Most cooking was not done over a roaring fire but over hot piles of coals placed all over the brick hearth.  Pots were placed on trivets that straddled the hot coals and, generally, meals required as many as a half dozen coal piles. Kettles were hung from a crane or trammel at different heights to keep the food warm, and water boiling. Meat could be cooked in a broiler or on skewers set in front of the main log and turned by a ratchet and weight device.

Trammels were an alternative to cranes and hung from an iron rod traversing the fireplace, or on the crane. We've seen a number of different trammel designs - blacksmiths were creative! - and occasionally you can purchase one on eBay if a local salvage yard hasn't any for sale.

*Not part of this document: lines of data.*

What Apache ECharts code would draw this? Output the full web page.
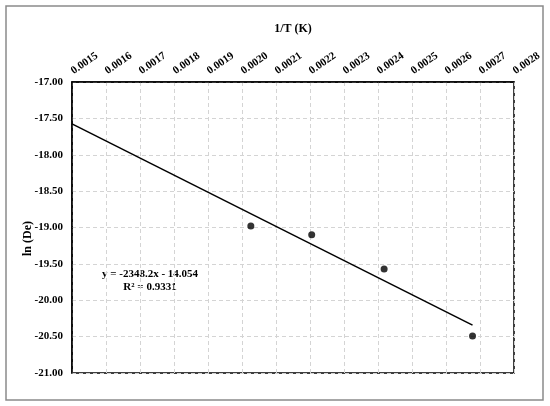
<!DOCTYPE html>
<html>
<head>
<meta charset="utf-8">
<script src="https://cdn.jsdelivr.net/npm/echarts@6/dist/echarts.min.js"></script>
<style>
  html, body { margin: 0; padding: 0; background: #fff; }
  #chart { width: 550px; height: 406px; }
</style>
</head>
<body>
<div id="chart"></div>
<script>
// measured points, 1/T vs ln(De)
const invT = [0.002026, 0.002205, 0.002418, 0.002678]
const lnDe = [-18.98, -19.10, -19.57, -20.49]

// linear trendline ends (as drawn)
const trendX = [0.0015, 0.002678]
const trendY = [-17.576, -20.343]

const xMin = 0.0015, xMax = 0.0028, xStep = 0.0001
const yMin = -21, yMax = -17, yStep = 0.5

const fitText = ['y = -2348.2x - 14.054', 'R² = 0.9331']

const font = 'Liberation Serif, Times New Roman, serif'

const chart = echarts.init(document.getElementById('chart'))

chart.setOption({
  backgroundColor: '#fff',
  animation: false,
  grid: {
    left: 72, right: 36, top: 82, bottom: 33,
    show: true, borderColor: '#000', borderWidth: 1.5,
    backgroundColor: 'transparent'
  },
  xAxis: {
    type: 'value',
    position: 'top',
    min: xMin, max: xMax, interval: xStep,
    name: '1/T (K)',
    nameLocation: 'middle',
    nameGap: 47,
    nameTextStyle: { fontFamily: font, fontWeight: 'bold', fontSize: 12, color: '#000' },
    axisLine: { show: true, lineStyle: { color: '#000', width: 1.5 } },
    axisTick: { show: false },
    axisLabel: {
      rotate: -35, margin: 10,
      fontFamily: font, fontWeight: 'bold', fontSize: 11, color: '#000',
      formatter: v => v.toFixed(4)
    },
    splitLine: { show: true, lineStyle: { color: '#d4d4d4', type: [4, 3] } }
  },
  yAxis: {
    type: 'value',
    min: yMin, max: yMax, interval: yStep,
    name: 'ln (De)',
    nameLocation: 'middle',
    nameGap: 38,
    nameMoveOverlap: false,
    nameTextStyle: {
      fontFamily: font, fontWeight: 'bold', fontSize: 12, color: '#000',
      padding: [0, 22, 0, 0]
    },
    axisLine: { show: true, lineStyle: { color: '#000', width: 1.5 } },
    axisTick: { show: false },
    axisLabel: {
      margin: 9,
      fontFamily: font, fontWeight: 'bold', fontSize: 11, color: '#000',
      formatter: v => v.toFixed(2)
    },
    splitLine: { show: true, lineStyle: { color: '#d4d4d4', type: [4, 3] } }
  },
  graphic: [
    {
      type: 'rect',
      shape: { x: 6, y: 6, width: 537, height: 394 },
      style: { fill: 'none', stroke: '#8a8a8a', lineWidth: 1.5 },
      silent: true
    },
    {
      type: 'text',
      x: 150, y: 268,
      style: {
        text: fitText.join('\n'),
        font: 'bold 11px ' + font,
        fill: '#000',
        align: 'center',
        lineHeight: 13
      }
    }
  ],
  series: [
    {
      name: 'trend',
      type: 'line',
      data: trendX.map((x, i) => [x, trendY[i]]),
      symbol: 'none',
      lineStyle: { color: '#000', width: 1.5 },
      z: 3
    },
    {
      name: 'ln(De)',
      type: 'scatter',
      data: invT.map((x, i) => [x, lnDe[i]]),
      symbol: 'circle',
      symbolSize: 7,
      itemStyle: { color: '#000' },
      z: 4
    }
  ]
})
</script>
</body>
</html>
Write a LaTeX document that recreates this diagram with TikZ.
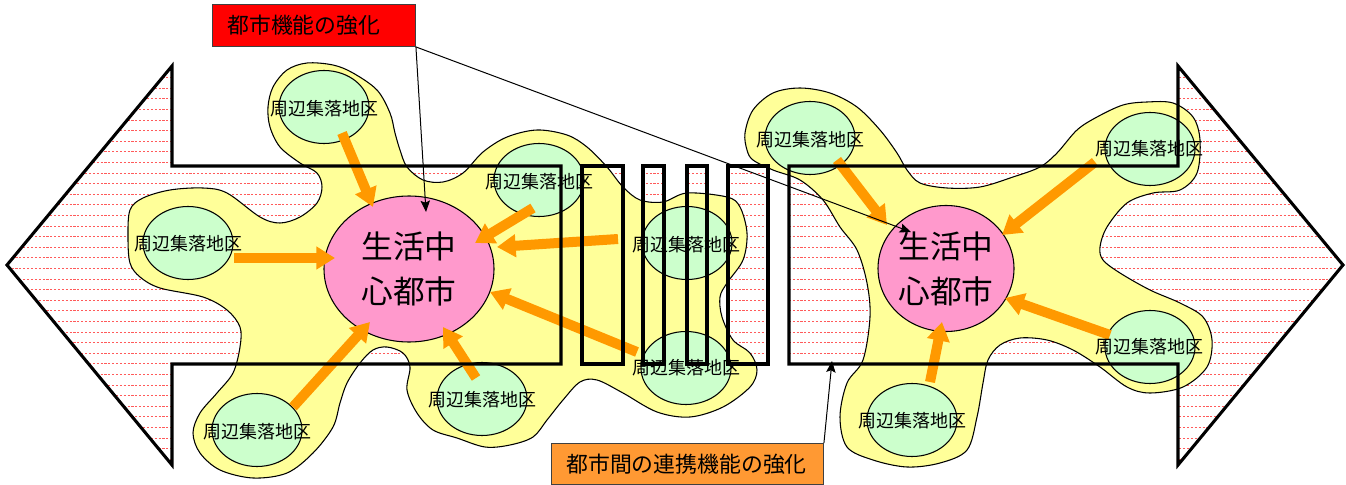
\documentclass[tikz,border=0pt]{standalone}
\usepackage{fontspec}
\setmainfont{Noto Sans CJK JP}
\usetikzlibrary{arrows.meta}
\definecolor{blobyellow}{HTML}{FFFF99}
\definecolor{vgreen}{HTML}{CCFFCC}
\definecolor{cpink}{HTML}{FF99CC}
\definecolor{arrorange}{HTML}{FF9900}
\definecolor{boxorange}{HTML}{FF9933}
\definecolor{hatchred}{HTML}{FF5A5A}
\begin{document}
\begin{tikzpicture}[x=0.75pt,y=-0.75pt,
  hatchline/.style={draw=hatchred, line width=0.5pt, dash pattern=on 1.6pt off 1.3pt},
  blob/.style={fill=blobyellow, draw=black, line width=0.8pt},
  village/.style={fill=vgreen, draw=black, line width=0.8pt},
  vlabel/.style={font=\fontsize{13.5}{15}\selectfont, inner sep=0pt},
  center/.style={fill=cpink, draw=black, line width=0.8pt},
  clabel/.style={font=\fontsize{23.8}{33.75}\selectfont, align=center, inner sep=0pt},
  flow/.style={draw=arrorange, line width=7.5pt, -{Triangle[width=16.5pt, length=14pt]}},
  outline/.style={draw=black, line width=2.3pt, line join=miter},
  callout/.style={draw=black!75, line width=0.7pt, inner sep=0pt},
  ctext/.style={font=\fontsize{16.4}{18}\selectfont, inner sep=0pt, anchor=west},
  ann/.style={draw=black, line width=0.75pt, -{Stealth[length=8.5pt, width=7pt, inset=1.5pt]}}
]
\useasboundingbox (0,0) rectangle (1346,485);

% ---------- hatched arrow band ----------
\begin{scope}
  \clip (7,265) -- (172,66) -- (172,166) -- (561,166) -- (561,364) -- (172,364) -- (172,465) -- cycle
        (582,166) rectangle (623,364)
        (643,166) rectangle (664,364)
        (687,166) rectangle (707,364)
        (728,166) rectangle (768,364)
        (789,166) -- (1178,166) -- (1178,66) -- (1343,265) -- (1178,465) -- (1178,364) -- (789,364) -- cycle;
  \foreach \i in {0,...,38} {
    \draw[hatchline] (0,{67+10.6*\i}) -- (1346,{67+10.6*\i});
  }
\end{scope}

% ---------- yellow areas ----------
\draw[blob] plot[smooth cycle, tension=0.55] coordinates {
 (268,107) (273,87) (287,70) (307,63) (333,65) (353,73) (377,90) (390,113) (395,133) (400,150)
 (407,167) (423,180) (443,182) (463,173) (483,152) (507,137) (537,130) (567,135) (587,147)
 (607,167) (623,187) (640,200) (663,202) (687,193) (727,197) (740,207) (747,233) (743,260)
 (727,283) (720,297) (722,317) (733,340) (750,353) (757,370) (750,387) (723,407) (690,417)
 (657,412) (623,393) (597,380) (580,382) (563,400) (547,420) (533,437) (510,445) (485,447)
 (457,438) (433,430) (417,413) (407,390) (410,367) (403,353) (387,347) (373,350) (360,363)
 (347,383) (340,403) (333,427) (313,453) (287,473) (253,478) (220,470) (200,453) (193,433)
 (200,413) (217,393) (233,373) (240,347) (240,327) (227,310) (203,297) (160,288) (140,277)
 (130,263) (128,237) (130,210) (143,198) (170,190) (203,188) (227,193) (260,217) (280,223)
 (300,217) (317,203) (322,187) (317,173) (300,163) (280,147) (270,127)};

\draw[blob] plot[smooth cycle, tension=0.55] coordinates {
 (745,133) (753,110) (773,93) (800,88) (830,93) (857,107) (880,130) (897,153) (907,170)
 (920,183) (947,188) (980,187) (1013,177) (1040,167) (1057,153) (1077,130) (1097,117)
 (1123,105) (1147,102) (1173,103) (1193,117) (1200,140) (1197,173) (1180,190) (1153,193)
 (1127,203) (1107,227) (1100,247) (1103,260) (1120,273) (1150,290) (1180,303) (1203,317)
 (1212,340) (1207,367) (1183,387) (1150,393) (1127,387) (1100,367) (1073,350) (1047,340)
 (1020,338) (1000,345) (988,360) (983,383) (977,417) (967,450) (940,463) (907,467) (873,460)
 (847,447) (840,417) (847,383) (863,360) (870,317) (867,283) (857,250) (840,227) (823,200)
 (800,180) (773,170) (753,160) (747,150)};

% ---------- villages (ellipses) ----------
\foreach \x/\y in {324/107, 188/243, 257/430, 482/399, 539/180, 687/243, 686/368,
                   810/138, 1150/149, 1150/347, 912/420} {
  \draw[village] (\x,\y) ellipse [x radius=45, y radius=36.5];
}

% ---------- central cities ----------
\draw[center] (409,269) ellipse [x radius=85, y radius=73];
\draw[center] (946,268.5) ellipse [x radius=68, y radius=63];

% ---------- flow arrows ----------
\coordinate (fa1) at (342,133); \coordinate (ta1) at (373,207);
\coordinate (fa2) at (234,258); \coordinate (ta2) at (335,258);
\coordinate (fa3) at (293,407); \coordinate (ta3) at (370,322);
\coordinate (fa4) at (476,378); \coordinate (ta4) at (443,327);
\coordinate (fa5) at (637,352); \coordinate (ta5) at (490,292);
\coordinate (fa6) at (618,239); \coordinate (ta6) at (497,247);
\coordinate (fa7) at (533,208); \coordinate (ta7) at (475,243);
\coordinate (fb1) at (837,160); \coordinate (tb1) at (887,225);
\coordinate (fb2) at (1095,162); \coordinate (tb2) at (1002,235);
\coordinate (fb3) at (1110,335); \coordinate (tb3) at (1005,298);
\coordinate (fb4) at (930,382); \coordinate (tb4) at (942,322);
\foreach \s/\t in {fa1/ta1, fa2/ta2, fa3/ta3, fa4/ta4, fa5/ta5, fa6/ta6, fa7/ta7,
                   fb1/tb1, fb2/tb2, fb3/tb3, fb4/tb4} {
  \draw[flow] (\s) -- (\t);
}

% ---------- arrow band outline ----------
\draw[outline] (7,265) -- (172,66) -- (172,166) -- (561,166) -- (561,364) -- (172,364) -- (172,465) -- cycle;
\draw[outline] (582,166) rectangle (623,364);
\draw[outline] (643,166) rectangle (664,364);
\draw[outline] (687,166) rectangle (707,364);
\draw[outline] (728,166) rectangle (768,364);
\draw[outline] (789,166) -- (1178,166) -- (1178,66) -- (1343,265) -- (1178,465) -- (1178,364) -- (789,364) -- cycle;

% ---------- labels ----------
\node[vlabel] (v1) at (324,109) {周辺集落地区};
\node[vlabel] (v2) at (188,244) {周辺集落地区};
\node[vlabel] (v3) at (257,432) {周辺集落地区};
\node[vlabel] (v4) at (482,400) {周辺集落地区};
\node[vlabel] (v5) at (539,182) {周辺集落地区};
\node[vlabel] (v6) at (686,245) {周辺集落地区};
\node[vlabel] (v7) at (686,368) {周辺集落地区};
\node[vlabel] (v8) at (810,140) {周辺集落地区};
\node[vlabel] (v9) at (1149,149) {周辺集落地区};
\node[vlabel] (v10) at (1149,347) {周辺集落地区};
\node[vlabel] (v11) at (912,421) {周辺集落地区};

\node[clabel] (c1) at (409,269) {生活中\\心都市};
\node[clabel] (c2) at (946,269) {生活中\\心都市};

% ---------- callouts ----------
\node[callout, fill=red, minimum width=152.25pt, minimum height=31.5pt, anchor=north west] (cb1) at (212,4) {};
\node[ctext] (cb1t) at (227,25) {都市機能の強化};
\node[callout, fill=boxorange, minimum width=204pt, minimum height=30.75pt, anchor=north west] (cb2) at (551,443) {};
\node[ctext] (cb2t) at (566,464) {都市間の連携機能の強化};

\coordinate (p1) at (426,212);
\coordinate (p2) at (911,232);
\coordinate (p3) at (832,361);
\draw[ann] (cb1.south east) -- (p1);
\draw[ann] (cb1.south east) -- (p2);
\draw[ann] (cb2.north east) -- (p3);
\end{tikzpicture}
\end{document}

Baking was an all day job. Early in the morning a fire was started on the floor of the bread oven (The flue is in front of the oven door) which would burn for several hours until the bricks were white hot. The fire was pulled from the oven, with live coals placed in the fireplace or on the hearth and ashes in a compartment below the oven.

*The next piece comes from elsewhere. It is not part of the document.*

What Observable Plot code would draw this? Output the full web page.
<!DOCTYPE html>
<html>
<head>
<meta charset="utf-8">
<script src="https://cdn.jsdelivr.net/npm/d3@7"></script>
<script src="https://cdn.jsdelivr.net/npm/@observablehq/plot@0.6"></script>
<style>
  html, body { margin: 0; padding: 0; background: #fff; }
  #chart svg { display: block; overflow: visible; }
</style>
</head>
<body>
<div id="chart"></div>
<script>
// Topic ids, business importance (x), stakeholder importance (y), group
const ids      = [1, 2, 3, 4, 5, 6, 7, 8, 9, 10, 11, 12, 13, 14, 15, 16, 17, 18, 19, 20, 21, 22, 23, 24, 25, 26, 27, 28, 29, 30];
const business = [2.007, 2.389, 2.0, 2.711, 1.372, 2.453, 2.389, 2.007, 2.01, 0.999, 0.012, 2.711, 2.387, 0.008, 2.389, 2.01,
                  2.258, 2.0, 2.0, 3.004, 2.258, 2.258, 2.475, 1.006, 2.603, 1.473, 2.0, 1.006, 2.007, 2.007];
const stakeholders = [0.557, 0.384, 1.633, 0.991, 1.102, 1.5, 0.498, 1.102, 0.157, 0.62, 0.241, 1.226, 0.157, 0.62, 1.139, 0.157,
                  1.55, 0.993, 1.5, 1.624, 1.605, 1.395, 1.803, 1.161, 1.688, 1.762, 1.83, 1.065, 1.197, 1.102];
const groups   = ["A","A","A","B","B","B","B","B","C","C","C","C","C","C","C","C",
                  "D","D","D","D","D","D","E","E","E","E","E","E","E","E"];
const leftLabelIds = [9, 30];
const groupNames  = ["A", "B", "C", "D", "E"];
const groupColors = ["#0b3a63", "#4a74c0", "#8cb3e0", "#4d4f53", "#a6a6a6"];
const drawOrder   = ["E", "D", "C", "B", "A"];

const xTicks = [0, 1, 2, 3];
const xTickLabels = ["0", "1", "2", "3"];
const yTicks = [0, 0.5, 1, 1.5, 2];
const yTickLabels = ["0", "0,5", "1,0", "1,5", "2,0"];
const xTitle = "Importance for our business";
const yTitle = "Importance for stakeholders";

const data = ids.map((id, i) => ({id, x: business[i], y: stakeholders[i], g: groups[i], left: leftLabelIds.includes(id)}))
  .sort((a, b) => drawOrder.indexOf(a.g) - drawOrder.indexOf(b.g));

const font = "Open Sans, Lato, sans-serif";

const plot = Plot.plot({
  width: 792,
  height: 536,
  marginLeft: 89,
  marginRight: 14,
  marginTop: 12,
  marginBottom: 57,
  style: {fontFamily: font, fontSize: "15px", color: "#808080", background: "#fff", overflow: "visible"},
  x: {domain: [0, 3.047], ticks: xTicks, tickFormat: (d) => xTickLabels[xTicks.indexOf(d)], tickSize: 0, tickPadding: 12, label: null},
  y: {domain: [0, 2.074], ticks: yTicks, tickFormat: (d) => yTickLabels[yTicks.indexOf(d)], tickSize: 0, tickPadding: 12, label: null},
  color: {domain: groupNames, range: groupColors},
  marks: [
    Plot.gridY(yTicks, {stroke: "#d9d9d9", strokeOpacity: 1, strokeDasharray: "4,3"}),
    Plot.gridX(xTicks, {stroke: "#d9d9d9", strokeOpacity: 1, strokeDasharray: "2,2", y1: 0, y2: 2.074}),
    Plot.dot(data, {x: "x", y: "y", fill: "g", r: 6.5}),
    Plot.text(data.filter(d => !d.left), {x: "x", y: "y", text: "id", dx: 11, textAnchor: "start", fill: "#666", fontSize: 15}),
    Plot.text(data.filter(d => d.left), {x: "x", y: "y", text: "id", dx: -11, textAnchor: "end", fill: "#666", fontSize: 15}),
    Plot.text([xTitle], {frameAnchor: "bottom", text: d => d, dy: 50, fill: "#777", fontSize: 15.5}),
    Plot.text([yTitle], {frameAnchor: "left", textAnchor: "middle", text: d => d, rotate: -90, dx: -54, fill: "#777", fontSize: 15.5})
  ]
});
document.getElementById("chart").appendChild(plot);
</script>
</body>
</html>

As bread needed the highest temperature to bake, bread loaves went in first followed by pies, cakes and cookies.  Finally, the oven was used to dry vegetables and fruit. 

But the cooking style we find most intriguing is stringing the turkey in front of the fire and letting it cook.  We've read that string roasting is a very old form of cooking and that the French still roast a leg of lamb this way - gigot a la ficelle!  Now here's an idea for your Christmas entrée! 

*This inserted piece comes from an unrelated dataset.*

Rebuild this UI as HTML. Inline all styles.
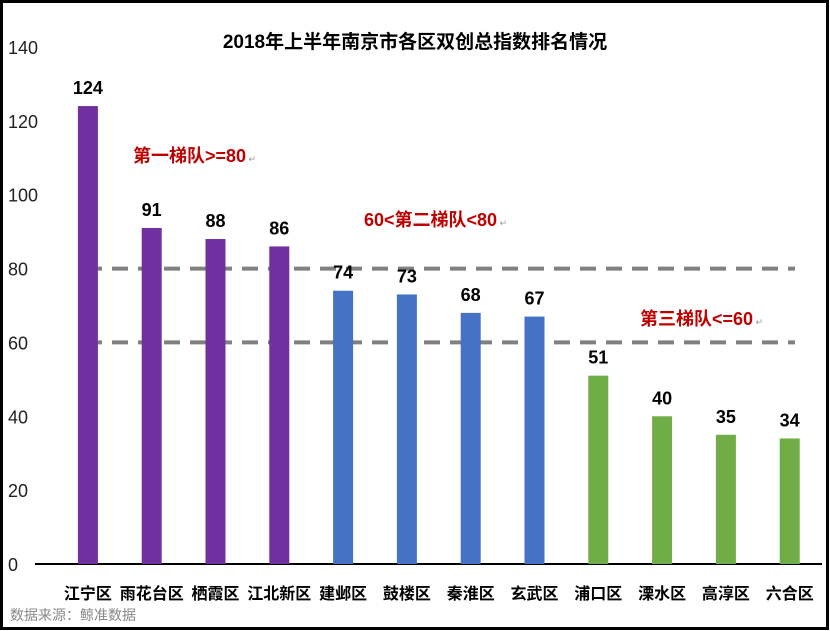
<!DOCTYPE html>
<html><head><meta charset="utf-8"><style>
body{margin:0;background:#fff}
svg{display:block}
text{font-family:"Liberation Sans","Noto Sans CJK SC",sans-serif}
</style></head><body>
<svg id="chart" width="830" height="631" xmlns="http://www.w3.org/2000/svg">
<rect x="1.5" y="1.5" width="826" height="627" fill="#fff" stroke="#000" stroke-width="3"/>
<text x="415" y="48" text-anchor="middle" font-size="19" font-weight="bold">2018年上半年南京市各区双创总指数排名情况</text>
<g id="yaxis"></g><g id="refs"></g><g id="bars"></g><g id="xlabels"></g>
<text x="133" y="162" font-size="18" font-weight="bold" fill="#c00000">第一梯队&gt;=80<tspan fill="#999" font-size="9" font-weight="normal"> ↵</tspan></text>
<text x="364" y="226" font-size="18" font-weight="bold" fill="#c00000">60&lt;第二梯队&lt;80<tspan fill="#999" font-size="9" font-weight="normal"> ↵</tspan></text>
<text x="640" y="325" font-size="18" font-weight="bold" fill="#c00000">第三梯队&lt;=60<tspan fill="#999" font-size="9" font-weight="normal"> ↵</tspan></text>
<text x="10" y="620" font-size="14" fill="#888">数据来源：鲸准数据</text>
</svg>
<script>
const categories=["江宁区","雨花台区","栖霞区","江北新区","建邺区","鼓楼区","秦淮区","玄武区","浦口区","溧水区","高淳区","六合区"];
const values=[124,91,88,86,74,73,68,67,51,40,35,34];
const tiers=[1,1,1,1,2,2,2,2,3,3,3,3];
const yTicks=[0,20,40,60,80,100,120,140];
const refLines=[60,80];
const colors={1:"#7030a0",2:"#4472c4",3:"#70ad47"};
const NS="http://www.w3.org/2000/svg";
const y0=564,pxPer=517/140,x0=56,step=63.8;
const Y=v=>y0-v*pxPer, X=i=>x0+step*(i+0.5);
function mk(tag,attrs,parent,txt){const e=document.createElementNS(NS,tag);for(const k in attrs)e.setAttribute(k,attrs[k]);if(txt!==undefined)e.textContent=txt;parent.appendChild(e);return e;}
const ya=document.getElementById('yaxis');
yTicks.forEach(t=>{const e=mk('text',{x:8,y:Y(t)+7,'font-size':18,fill:'#222'},ya,String(t));

});
const ax=mk('line',{x1:35,x2:822,y1:y0,y2:y0,stroke:'#000','stroke-width':2},ya);


const rg=document.getElementById('refs');
refLines.forEach(r=>{const l=mk('line',{x1:86,x2:795,y1:Y(r),y2:Y(r),stroke:'#808080','stroke-width':4,'stroke-dasharray':'16,10'},rg);

});
const bg=document.getElementById('bars'),xg=document.getElementById('xlabels');
values.forEach((v,i)=>{const cx=X(i);
const b=mk('rect',{x:cx-10,y:Y(v),width:20,height:y0-Y(v),fill:colors[tiers[i]]},bg);


const t=mk('text',{x:cx,y:Y(v)-12,'text-anchor':'middle','font-size':18,'font-weight':'bold'},bg,String(v));


const c=mk('text',{x:cx,y:599,'text-anchor':'middle','font-size':16,'font-weight':'bold'},xg,categories[i]);

});
</script>
</body></html>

Sturbridge sells a string roasting kit called "Chicken on a String." It 's available for approximately $20. The phone number of the store is (508) 347-0270. Their e-mail address is: osvgifts@osv.org

And finally, what would cooking be without cook books?  Yes, there were cookbooks way back then - and you can still purchase some of the hot bestsellers of the day on Amazon.com.  Here are two that might make wonderful presents for the industrious cook who happens to have a working brick fireplace and bread oven:

Hannah Glasse's “Art of Cookery Made Plain and Easy; Excelling any Thing of the Kind as yet Published”.

Her cookbook was first published in 1747, and was one of the most popular cookbooks for the American housewife of the late 1700’s. In her own words: 

“I Believe I have attempted a branch of Cookery which nobody has yet thought worth their while to write upon: but as I have both seen, and found by experience, that the generality of Servants are greatly wanting in that point, I heretofore have taken upon me to instruct them in the best manner I am capable ; and, I dare say, that every Servant who can but read, will be capable of making a tolerable good Cook; and those who have the least notion of Cookery, cannot miss of being very good ones.”